- _What is being asked_
Begin at the first line of the data and copy each line through the one containing "var timeStep = 0.1;", that line included, with no pictures.

- _Information provided_
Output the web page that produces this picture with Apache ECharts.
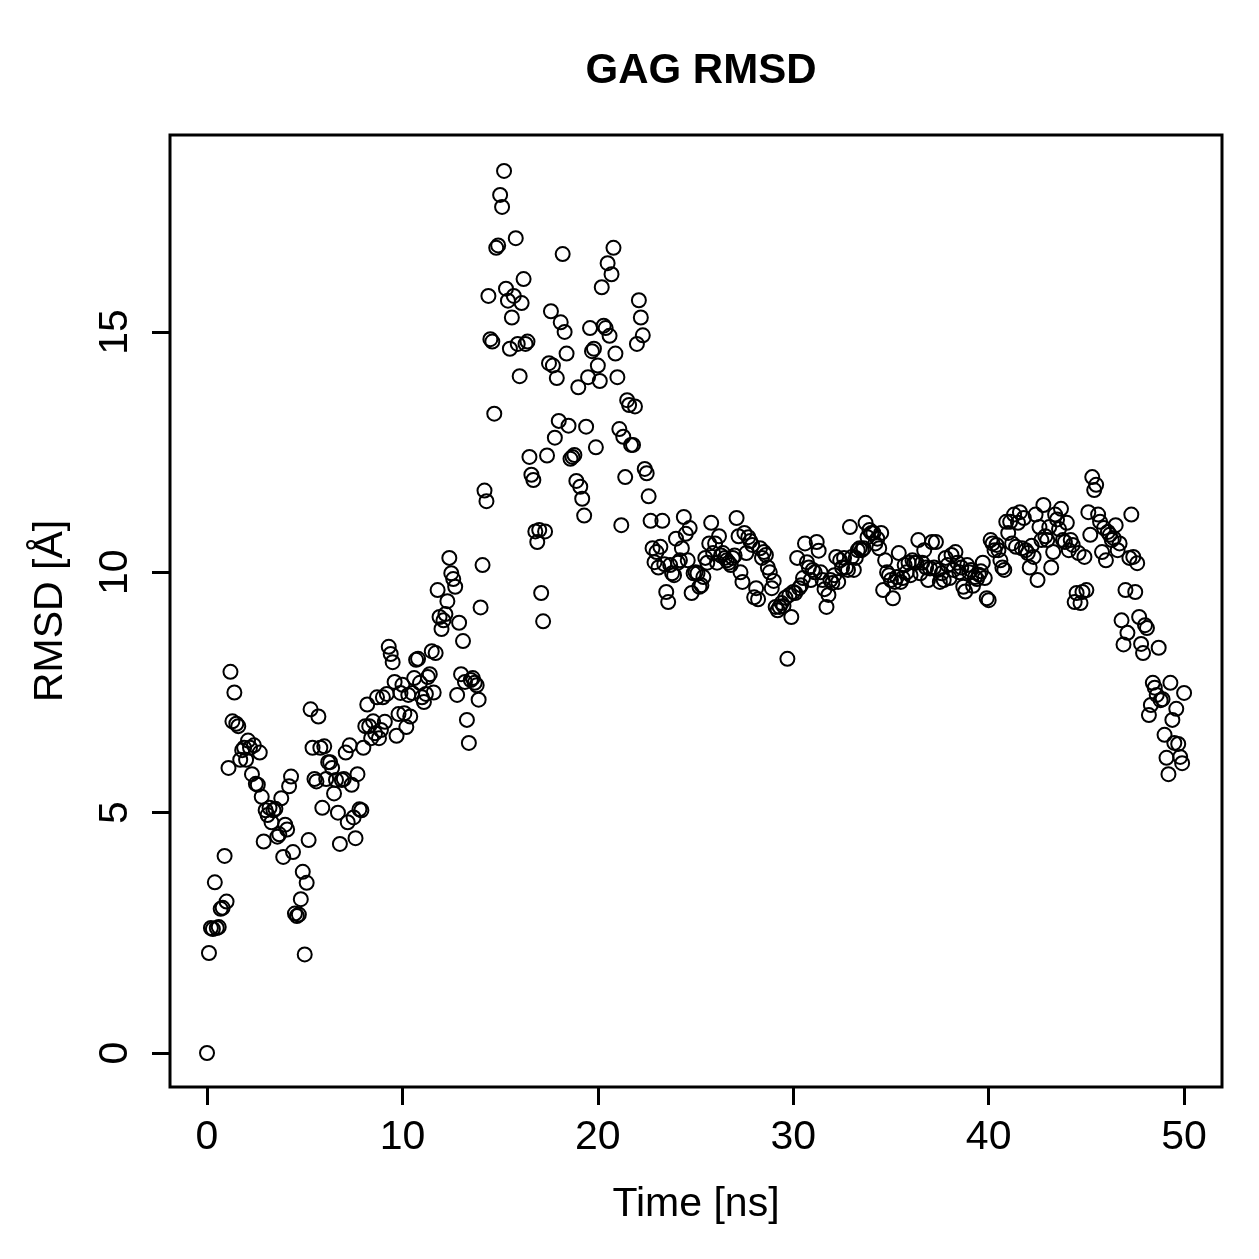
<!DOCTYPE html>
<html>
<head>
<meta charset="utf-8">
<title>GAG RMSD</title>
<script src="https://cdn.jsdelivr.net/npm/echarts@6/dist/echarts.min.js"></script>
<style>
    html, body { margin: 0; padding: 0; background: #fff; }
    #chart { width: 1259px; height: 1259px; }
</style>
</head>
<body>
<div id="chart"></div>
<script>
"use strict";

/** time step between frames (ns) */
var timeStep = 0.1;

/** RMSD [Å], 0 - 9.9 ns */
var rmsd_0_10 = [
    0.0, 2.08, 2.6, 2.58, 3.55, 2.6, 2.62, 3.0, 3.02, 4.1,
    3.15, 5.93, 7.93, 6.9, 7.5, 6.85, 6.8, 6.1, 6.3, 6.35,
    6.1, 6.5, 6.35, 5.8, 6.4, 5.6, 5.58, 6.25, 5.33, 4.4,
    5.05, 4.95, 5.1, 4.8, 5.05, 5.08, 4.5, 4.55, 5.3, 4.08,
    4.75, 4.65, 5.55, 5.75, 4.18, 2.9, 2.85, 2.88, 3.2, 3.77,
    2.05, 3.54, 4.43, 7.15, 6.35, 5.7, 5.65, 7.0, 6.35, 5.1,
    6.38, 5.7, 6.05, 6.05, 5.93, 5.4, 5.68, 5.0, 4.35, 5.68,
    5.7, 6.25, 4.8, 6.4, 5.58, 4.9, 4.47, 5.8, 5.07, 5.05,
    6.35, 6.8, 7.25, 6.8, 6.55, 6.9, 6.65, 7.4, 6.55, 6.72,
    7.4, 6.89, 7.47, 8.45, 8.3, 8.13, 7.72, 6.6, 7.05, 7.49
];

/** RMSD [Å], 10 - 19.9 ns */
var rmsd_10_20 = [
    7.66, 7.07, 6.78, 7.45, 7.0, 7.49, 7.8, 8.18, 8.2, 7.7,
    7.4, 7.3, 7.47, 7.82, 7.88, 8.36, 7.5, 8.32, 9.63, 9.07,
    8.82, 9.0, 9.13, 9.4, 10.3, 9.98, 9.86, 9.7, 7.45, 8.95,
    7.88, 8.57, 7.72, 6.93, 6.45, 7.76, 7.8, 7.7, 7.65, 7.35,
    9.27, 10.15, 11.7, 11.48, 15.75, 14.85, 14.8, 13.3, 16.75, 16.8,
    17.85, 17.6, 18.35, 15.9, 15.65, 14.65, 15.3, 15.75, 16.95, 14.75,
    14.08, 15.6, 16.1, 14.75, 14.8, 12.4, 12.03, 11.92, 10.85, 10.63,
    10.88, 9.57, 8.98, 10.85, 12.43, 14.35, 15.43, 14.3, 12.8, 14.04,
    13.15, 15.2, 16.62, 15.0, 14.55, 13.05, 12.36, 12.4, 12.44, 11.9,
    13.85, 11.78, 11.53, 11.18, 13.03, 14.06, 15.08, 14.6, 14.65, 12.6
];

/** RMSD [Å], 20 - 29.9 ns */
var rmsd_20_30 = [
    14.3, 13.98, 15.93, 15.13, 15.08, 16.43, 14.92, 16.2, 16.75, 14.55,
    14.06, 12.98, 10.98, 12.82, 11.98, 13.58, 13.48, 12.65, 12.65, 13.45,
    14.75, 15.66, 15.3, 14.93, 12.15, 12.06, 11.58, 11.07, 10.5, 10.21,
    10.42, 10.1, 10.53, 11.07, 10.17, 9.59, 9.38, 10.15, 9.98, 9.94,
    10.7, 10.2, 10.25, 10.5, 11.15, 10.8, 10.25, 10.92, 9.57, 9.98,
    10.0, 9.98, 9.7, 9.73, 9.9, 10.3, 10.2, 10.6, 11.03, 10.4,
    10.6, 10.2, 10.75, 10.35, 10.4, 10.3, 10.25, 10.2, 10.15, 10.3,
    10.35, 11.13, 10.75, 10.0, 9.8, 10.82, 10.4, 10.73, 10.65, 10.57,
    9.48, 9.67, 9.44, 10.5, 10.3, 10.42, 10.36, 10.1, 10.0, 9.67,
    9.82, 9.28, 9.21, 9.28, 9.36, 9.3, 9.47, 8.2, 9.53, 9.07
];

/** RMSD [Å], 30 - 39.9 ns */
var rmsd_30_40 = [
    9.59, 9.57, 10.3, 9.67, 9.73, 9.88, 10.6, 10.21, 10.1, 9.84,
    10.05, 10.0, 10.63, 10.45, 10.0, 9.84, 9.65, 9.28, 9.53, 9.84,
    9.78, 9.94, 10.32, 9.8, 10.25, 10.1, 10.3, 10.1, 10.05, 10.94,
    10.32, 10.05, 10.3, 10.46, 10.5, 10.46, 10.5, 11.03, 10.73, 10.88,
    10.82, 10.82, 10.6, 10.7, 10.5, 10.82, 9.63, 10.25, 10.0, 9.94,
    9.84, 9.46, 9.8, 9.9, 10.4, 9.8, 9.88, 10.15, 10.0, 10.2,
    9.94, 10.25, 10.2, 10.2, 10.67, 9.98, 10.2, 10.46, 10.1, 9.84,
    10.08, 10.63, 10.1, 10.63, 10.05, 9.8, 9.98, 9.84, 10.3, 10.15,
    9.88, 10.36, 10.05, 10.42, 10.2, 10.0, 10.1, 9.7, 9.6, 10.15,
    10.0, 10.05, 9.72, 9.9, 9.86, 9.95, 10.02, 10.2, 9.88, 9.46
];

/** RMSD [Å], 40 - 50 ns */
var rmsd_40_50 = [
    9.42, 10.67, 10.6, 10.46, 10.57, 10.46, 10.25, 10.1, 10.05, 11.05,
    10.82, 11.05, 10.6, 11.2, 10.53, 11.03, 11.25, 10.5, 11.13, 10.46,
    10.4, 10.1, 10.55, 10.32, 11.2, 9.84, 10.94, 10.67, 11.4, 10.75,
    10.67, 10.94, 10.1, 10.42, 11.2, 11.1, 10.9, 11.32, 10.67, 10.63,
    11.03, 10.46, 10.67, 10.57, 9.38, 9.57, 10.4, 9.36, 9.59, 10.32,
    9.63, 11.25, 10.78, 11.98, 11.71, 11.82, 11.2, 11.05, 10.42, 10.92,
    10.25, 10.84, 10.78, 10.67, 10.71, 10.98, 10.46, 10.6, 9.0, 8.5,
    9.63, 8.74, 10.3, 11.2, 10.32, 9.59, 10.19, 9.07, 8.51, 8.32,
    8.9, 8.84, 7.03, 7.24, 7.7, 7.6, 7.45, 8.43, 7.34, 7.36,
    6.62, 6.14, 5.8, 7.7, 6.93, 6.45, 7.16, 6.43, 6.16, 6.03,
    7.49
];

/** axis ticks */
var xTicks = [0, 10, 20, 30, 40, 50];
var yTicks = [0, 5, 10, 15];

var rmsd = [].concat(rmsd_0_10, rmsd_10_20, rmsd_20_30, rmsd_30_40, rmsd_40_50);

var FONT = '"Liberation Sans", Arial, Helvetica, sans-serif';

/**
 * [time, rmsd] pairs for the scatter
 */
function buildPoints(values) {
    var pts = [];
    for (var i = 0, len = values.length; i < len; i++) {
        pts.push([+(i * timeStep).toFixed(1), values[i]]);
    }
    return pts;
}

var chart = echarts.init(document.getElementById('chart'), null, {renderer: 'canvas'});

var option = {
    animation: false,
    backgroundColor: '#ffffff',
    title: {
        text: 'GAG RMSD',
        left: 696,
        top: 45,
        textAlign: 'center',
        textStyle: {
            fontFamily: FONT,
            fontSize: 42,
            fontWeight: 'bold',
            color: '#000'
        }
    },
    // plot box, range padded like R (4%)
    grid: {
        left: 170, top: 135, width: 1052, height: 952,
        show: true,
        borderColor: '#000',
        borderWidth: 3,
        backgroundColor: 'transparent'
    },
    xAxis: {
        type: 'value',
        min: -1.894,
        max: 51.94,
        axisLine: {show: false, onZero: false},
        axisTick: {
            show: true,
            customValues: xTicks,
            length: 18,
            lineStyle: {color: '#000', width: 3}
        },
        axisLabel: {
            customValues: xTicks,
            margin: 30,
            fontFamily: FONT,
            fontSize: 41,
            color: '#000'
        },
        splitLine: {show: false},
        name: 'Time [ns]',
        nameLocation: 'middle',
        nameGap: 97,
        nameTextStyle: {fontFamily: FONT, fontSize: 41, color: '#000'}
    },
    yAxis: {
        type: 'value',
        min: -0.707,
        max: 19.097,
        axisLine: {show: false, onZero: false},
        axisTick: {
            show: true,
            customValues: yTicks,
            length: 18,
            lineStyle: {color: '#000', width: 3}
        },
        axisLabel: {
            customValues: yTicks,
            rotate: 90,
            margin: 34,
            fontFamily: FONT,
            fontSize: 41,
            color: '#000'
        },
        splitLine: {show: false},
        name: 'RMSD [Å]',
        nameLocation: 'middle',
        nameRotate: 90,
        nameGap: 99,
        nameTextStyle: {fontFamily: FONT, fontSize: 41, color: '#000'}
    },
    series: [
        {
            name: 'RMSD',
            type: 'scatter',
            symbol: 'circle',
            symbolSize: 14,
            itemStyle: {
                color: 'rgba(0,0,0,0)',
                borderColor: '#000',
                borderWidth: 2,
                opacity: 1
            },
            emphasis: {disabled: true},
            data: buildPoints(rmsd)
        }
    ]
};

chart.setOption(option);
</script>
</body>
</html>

- _Finished task_
Output the web page that produces this picture with Apache ECharts.
<!DOCTYPE html>
<html>
<head>
<meta charset="utf-8">
<title>GAG RMSD</title>
<script src="https://cdn.jsdelivr.net/npm/echarts@6/dist/echarts.min.js"></script>
<style>
    html, body { margin: 0; padding: 0; background: #fff; }
    #chart { width: 1259px; height: 1259px; }
</style>
</head>
<body>
<div id="chart"></div>
<script>
"use strict";

/** time step between frames (ns) */
var timeStep = 0.1;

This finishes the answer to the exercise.